There’s also a pacing issue that long games run into almost by definition. The middle of a long game is where things tend to get murky — the opening energy has worn off, the end isn’t in sight yet, and players are just kind of… executing turns without much excitement. Designers call this the “midgame slog,” and it’s genuinely hard to design around. Some games handle it brilliantly. A lot of them don’t. And the longer the game, the longer you’re stuck in the slog when it shows up.

Complexity, weirdly, can actually help with this. A mechanically dense game keeps your brain occupied in a way that masks the passage of time. You’re too busy thinking to notice that it’s been two hours. A long but mechanically light game offers no such cover — you’re fully aware of every minute, and the repetition of simple decisions starts to feel like work without the reward of feeling smart for doing it.

Matching Length to the Room

The ideal game length for any given night isn’t a fixed number — it depends entirely on who’s at the table and what kind of evening they came for. A dedicated group of hobbyists who cleared their Saturday afternoon for a session of Twilight Imperium (or, rather, “clear their whole Saturday”) has very different needs than four people who got together after work on a Wednesday and are already running on fumes. Treating these situations identically is how you end up with miserable Wednesdays.

A rough framework that actually works: think in terms of energy windows. Most casual game nights have about two to three hours of genuine collective energy before things start to fade, and that window starts the moment people arrive, not the moment the game starts. Setup, rules explanation, and any pre-game socializing all come out of that budget. A game that takes forty-five minutes to explain and three hours to play is really a four-hour commitment, and that’s worth knowing before you commit to it on a school night.

The smartest thing a host can do is build the evening around the time window rather than picking a game first and hoping the time works out. Decide how long you have, subtract setup and explanation, and pick something that fits what’s left with a small buffer. The sweet spot of around 90 minutes hits well for most groups on most nights — long enough to feel substantial, short enough that it ends while people still have energy to talk about it afterward.

Short Games Aren’t Lesser Games

There’s a weird cultural bias in hobby board gaming that treats long, heavy games as inherently more serious and worthy of respect than shorter, lighter ones. This is completely backwards as a practical philosophy and only makes sense if you’re evaluating games as objects of admiration rather than actual experiences to be had with real humans. A thirty-minute game that generates a genuinely memorable moment — a wild bluff, an unexpected comeback, a chaotic ending nobody saw coming — did its job better than a four-hour game that just kind of… ended.

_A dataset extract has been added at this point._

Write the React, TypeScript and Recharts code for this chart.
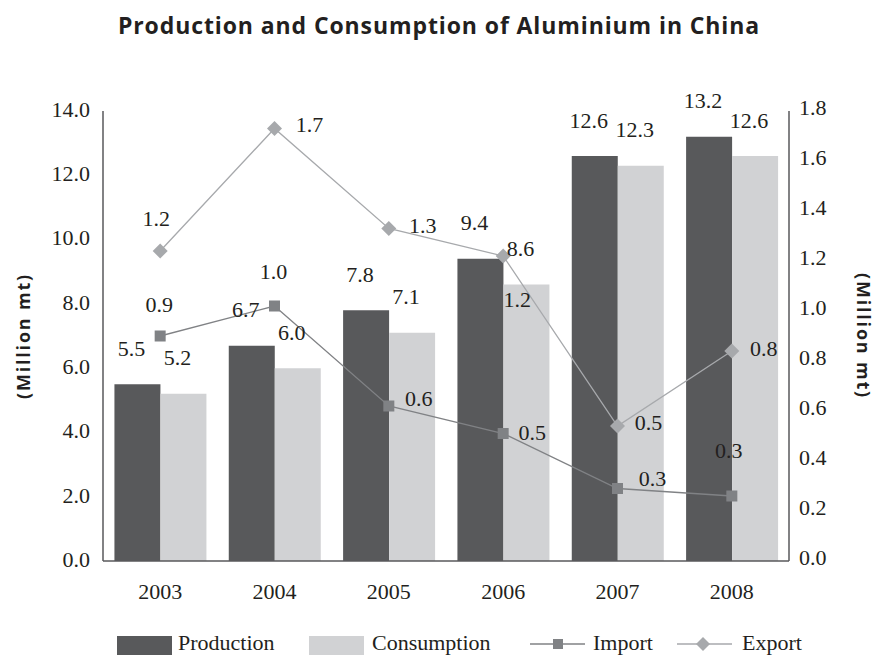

Short games also have an underappreciated superpower: they can be played more than once in a single sitting, which means people get to internalize the mechanics and actually play well rather than spending the whole session figuring out what they’re doing. The second game of something short is almost always better than the first, which means you’re getting a better experience out of less time. That’s not a consolation prize — that’s genuinely good game design working as intended.

The Question Worth Asking Before Every Game Night

Before you pull anything off the shelf, the most useful question isn’t “is anyone familiar with this?” or even “is everyone up for something complex?” It’s simply: how much time do we actually have tonight, and what does that realistically accommodate? Everything else — complexity, theme, player count — flows from there. A game that fits the available time and ends while everyone still has energy will always beat a technically superior game that ran thirty minutes too long. The mechanics of a good game night are less about which game you pick and more about whether the experience felt right from start to finish — and nothing disrupts that feeling faster than a game that just won’t end.